(Riferimento normativo: Cod. proc. pen., artt. 175; 462)
Il fatto
Il giudice per le indagini preliminari del Tribunale di Firenze rigettava l’istanza proposta nell’interesse del condannato volta ad ottenere la restituzione nel termine, ai sensi dell’art. 175 c.p.p., comma 2, e art. 462 c.p.p., per proporre opposizione avverso il decreto penale di condanna emesso per il reato di cui all’art. 189 C.d.S..
I motivi addotti nel ricorso per Cassazione
Avverso tale decisione proponeva ricorso per cassazione l’istante, a mezzo del difensore di fiducia, deducendo inosservanza e/o erronea applicazione di legge per non avere avuto effettiva tempestiva conoscenza del predetto decreto penale di condanna del quale era reso edotto solo quando riceveva da parte dell’Agenzia delle Entrate la notifica della cartella di pagamento.
La richiesta formulata dal Procuratore generale presso la Corte di Cassazione
Il Procuratore Generale presso la Suprema Corte, con requisitoria scritta, chiedeva l’annullamento del provvedimento impugnato con rinvio al giudice di merito per nuovo esame.
Le valutazioni giuridiche formulate dalla Corte di Cassazione
Il ricorso veniva ritenuto fondato alla stregua delle seguenti considerazioni.
Si osservava prima di tutto come il giudice di merito avesse motivato il rigetto dell’istanza sul rilievo che C.D. aveva avuto “conoscenza del provvedimento in seguito all’avvenuta elezione di domicilio risalente al 20.02.2009 presso il suo difensore di fiducia avv. M. P. presso cui la notifica del decreto penale di condanna è stata ritualmente eseguita il 15.01.2013” e che non risultava in atti la prova dell’interruzione dei rapporti tra il legale fiduciariamente nominato e l’assistito.
Premesso ciò, gli Ermellini stimavano tale motivazione manifestamente illogica e contraddittoria in quanto nel verbale agli atti – non riconducibile con certezza al procedimento de quo essendo in esso menzionata la querela sporta da D.A. per il reato di cui all’art. 590 c.p. – non risultava affatto indicata la nomina fiduciaria in favore dell’avv. M. P. essendosi il C. riservato espressamente tale facoltà.
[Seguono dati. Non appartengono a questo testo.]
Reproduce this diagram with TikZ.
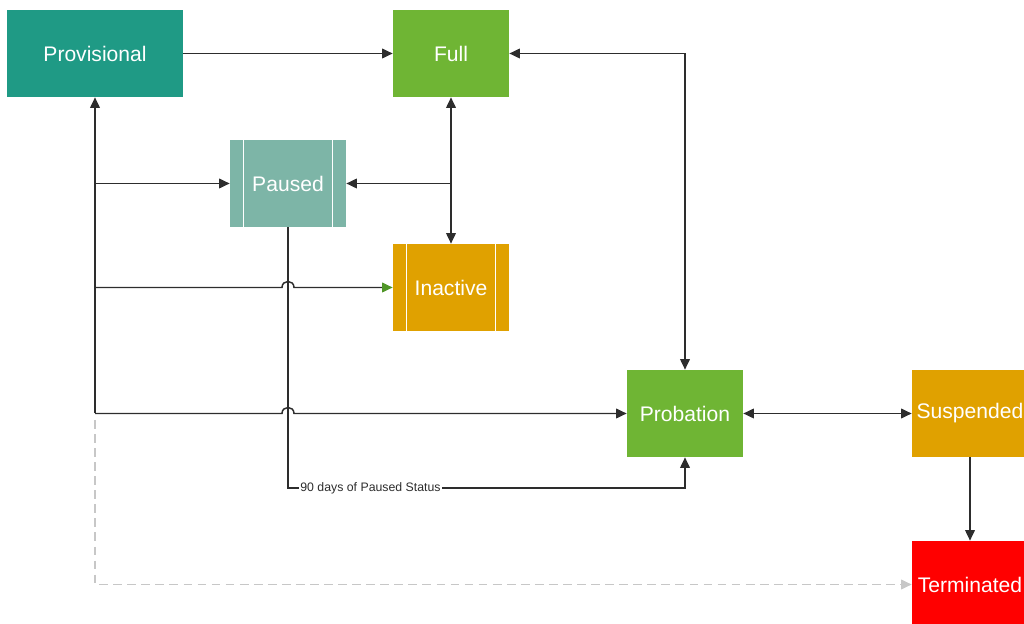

Venutasi a verificare tale situazione processuale, i giudici di legittimità ordinaria osservavano che, secondo la consolidata giurisprudenza di legittimità (cfr. ex plurimis Sez.1, n. 8225 del 10/02/2010), la notificazione del decreto penale di condanna effettuata al difensore di ufficio nominato domiciliatario nella fase pre – processuale, non può ritenersi, di per sé, idonea a dimostrare l’effettiva conoscenza del procedimento o del provvedimento in capo all’imputato salvo che la conoscenza non emerga aliunde ovvero non si dimostri che il difensore di ufficio sia riuscito a rintracciare il proprio assistito e ad instaurarvi un effettivo rapporto professionale, tale da far ritenere che quest’ultimo sia effettivamente consapevole della avvenuta emissione di un decreto penale di condanna a suo carico.
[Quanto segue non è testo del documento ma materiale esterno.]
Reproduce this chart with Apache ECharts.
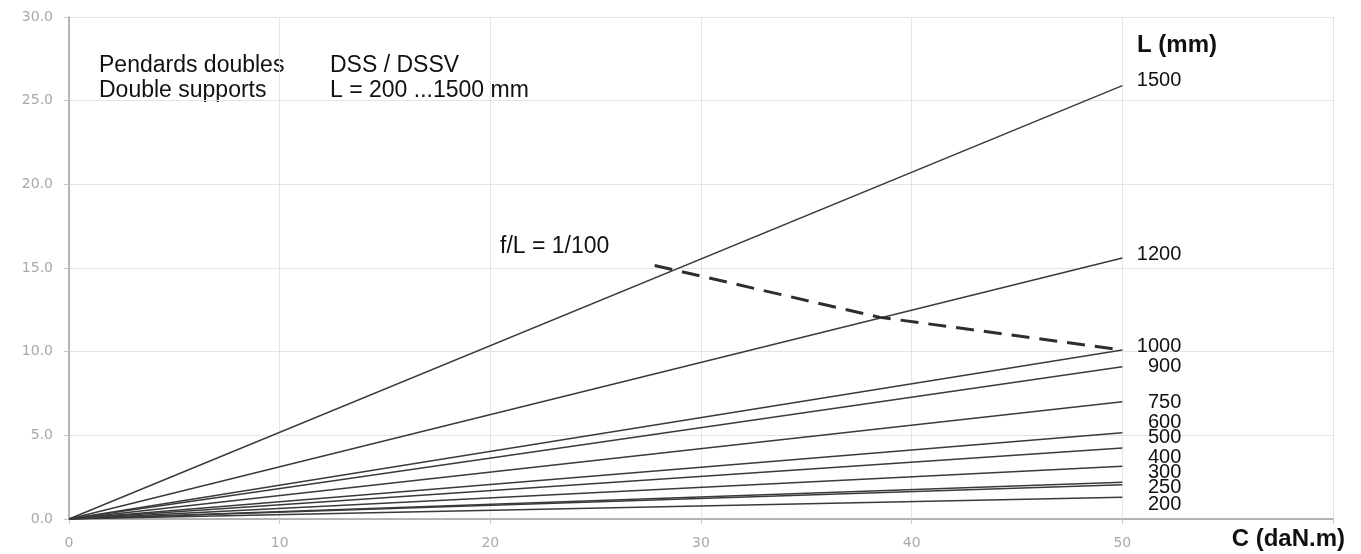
<!DOCTYPE html>
<html>
<head>
<meta charset="utf-8">
<script src="https://cdn.jsdelivr.net/npm/echarts@6/dist/echarts.min.js"></script>
<style>
  html, body { margin: 0; padding: 0; background: #fff; }
  #chart { width: 1361px; height: 554px; }
</style>
</head>
<body>
<div id="chart"></div>
<script>
// support length L (mm) for each curve, and deflection f (mm) read at C = 50 daN.m
const lengths = ['1500', '1200', '1000', '900', '750', '600', '500', '400', '300', '250', '200'];
const deflectionAt50 = [25.9, 15.6, 10.1, 9.1, 7.0, 5.15, 4.25, 3.15, 2.2, 2.05, 1.3];
const couplePoints = [0, 50];

// f/L = 1/100 limit curve
const limitCouple = [27.8, 38.5, 50];
const limitDeflection = [15.15, 12.05, 10.1];

const xTicks = [0, 10, 20, 30, 40, 50];

// vertical nudges for the end labels (stacked labels at the bottom)
const labelDy = [-5, -3, -4, 0, 1, -10, -10, -9, -10, 3, 7];

const chart = echarts.init(document.getElementById('chart'));
const textFont = 'Liberation Sans, Arial, sans-serif';

const lineSeries = lengths.map((name, i) => ({
  name: name,
  type: 'line',
  symbol: 'none',
  silent: true,
  lineStyle: { color: '#3a3a3a', width: 1.5 },
  endLabel: {
    show: true,
    align: 'right',
    distance: 59,
    offset: [0, labelDy[i]],
    formatter: name,
    fontFamily: textFont,
    fontSize: 20,
    color: '#111'
  },
  data: [
    [couplePoints[0], 0],
    [couplePoints[1], deflectionAt50[i]]
  ]
}));

const limitSeries = {
  name: 'f/L = 1/100',
  type: 'line',
  symbol: 'none',
  silent: true,
  lineStyle: { color: '#2e2e2e', width: 3, type: [18, 10] },
  data: limitCouple.map((c, i) => [c, limitDeflection[i]])
};

const option = {
  animation: false,
  grid: { left: 69, right: 28, top: 17, bottom: 35 },
  xAxis: {
    type: 'value',
    min: 0,
    max: 60,
    interval: 10,
    name: 'C (daN.m)',
    nameLocation: 'end',
    nameGap: 12,
    nameTextStyle: {
      fontFamily: textFont,
      fontWeight: 'bold',
      fontSize: 24,
      color: '#111',
      align: 'right',
      verticalAlign: 'top',
      padding: [8, 0, 0, 0]
    },
    axisLine: { lineStyle: { color: '#a0a0a0', width: 1.5 } },
    axisTick: { show: true, length: 5, lineStyle: { color: '#c8c8c8' } },
    axisLabel: {
      margin: 17,
      color: '#a8a8a8',
      fontFamily: 'DejaVu Sans',
      fontSize: 14,
      formatter: v => (xTicks.indexOf(v) >= 0 ? String(v) : '')
    },
    splitLine: { show: true, lineStyle: { color: '#e4e4e4', width: 1 } }
  },
  yAxis: {
    type: 'value',
    min: 0,
    max: 30,
    interval: 5,
    axisLine: { show: true, lineStyle: { color: '#a0a0a0', width: 1.5 } },
    axisTick: { show: true, length: 5, lineStyle: { color: '#c8c8c8' } },
    axisLabel: {
      margin: 16,
      color: '#a8a8a8',
      fontFamily: 'DejaVu Sans',
      fontSize: 14,
      formatter: v => v.toFixed(1)
    },
    splitLine: { show: true, lineStyle: { color: '#e4e4e4', width: 1 } }
  },
  graphic: [
    { type: 'text', left: 99, top: 54, style: { text: 'Pendards doubles', font: '23px ' + textFont, fill: '#111' } },
    { type: 'text', left: 99, top: 79, style: { text: 'Double supports', font: '23px ' + textFont, fill: '#111' } },
    { type: 'text', left: 330, top: 54, style: { text: 'DSS / DSSV', font: '23px ' + textFont, fill: '#111' } },
    { type: 'text', left: 330, top: 79, style: { text: 'L = 200 ...1500 mm', font: '23px ' + textFont, fill: '#111' } },
    { type: 'text', left: 500, top: 235, style: { text: 'f/L = 1/100', font: '23px ' + textFont, fill: '#111' } },
    { type: 'text', left: 1137, top: 33, style: { text: 'L (mm)', font: 'bold 24px ' + textFont, fill: '#111' } }
  ],
  series: lineSeries.concat([limitSeries])
};

chart.setOption(option);
window.addEventListener('resize', () => chart.resize());
</script>
</body>
</html>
La motivazione contenuta nell’impugnato provvedimento non risultava pertanto, ad avviso della Corte, conforme allo standard di garanzia di informazione richiesto dall’art. 175 c.p.p. facendosi conseguire da ciò come il provvedimento impugnato dovesse essere annullato con rinvio per un nuovo esame al Tribunale di Firenze.
Conclusioni
La sentenza in questione è assai interessante in quanto in essa si afferma, sulla scorta di un consolidato orientamento nomofilattico, che la notificazione del decreto penale di condanna effettuata al difensore di ufficio nominato domiciliatario nella fase pre – processuale, non può ritenersi, di per sé, idonea a dimostrare l’effettiva conoscenza del procedimento o del provvedimento in capo all’imputato salvo che la conoscenza non emerga aliunde ovvero non si dimostri che il difensore di ufficio sia riuscito a rintracciare il proprio assistito e ad instaurarvi un effettivo rapporto professionale, tale da far ritenere che quest’ultimo sia effettivamente consapevole della avvenuta emissione di un decreto penale di condanna a suo carico.
Tal che, ove si dovesse verificare una evenienza processuale di tal genere, e non si accerti che il difensore di ufficio sia riuscito a rintracciare il proprio assistito e ad instaurarvi un effettivo rapporto professionale, tale da far ritenere che quest’ultimo sia effettivamente consapevole della avvenuta emissione di un decreto penale di condanna a suo carico, ben potrà il condannato chiedere la restituzione in termine a norma del combinato disposto articoli 175 e 462 c.p.p..
Il giudizio in ordine a quanto statuito in siffatta pronuncia, proprio perché fa chiarezza su tale peculiare tematica processuale, dunque, non può che essere positivo.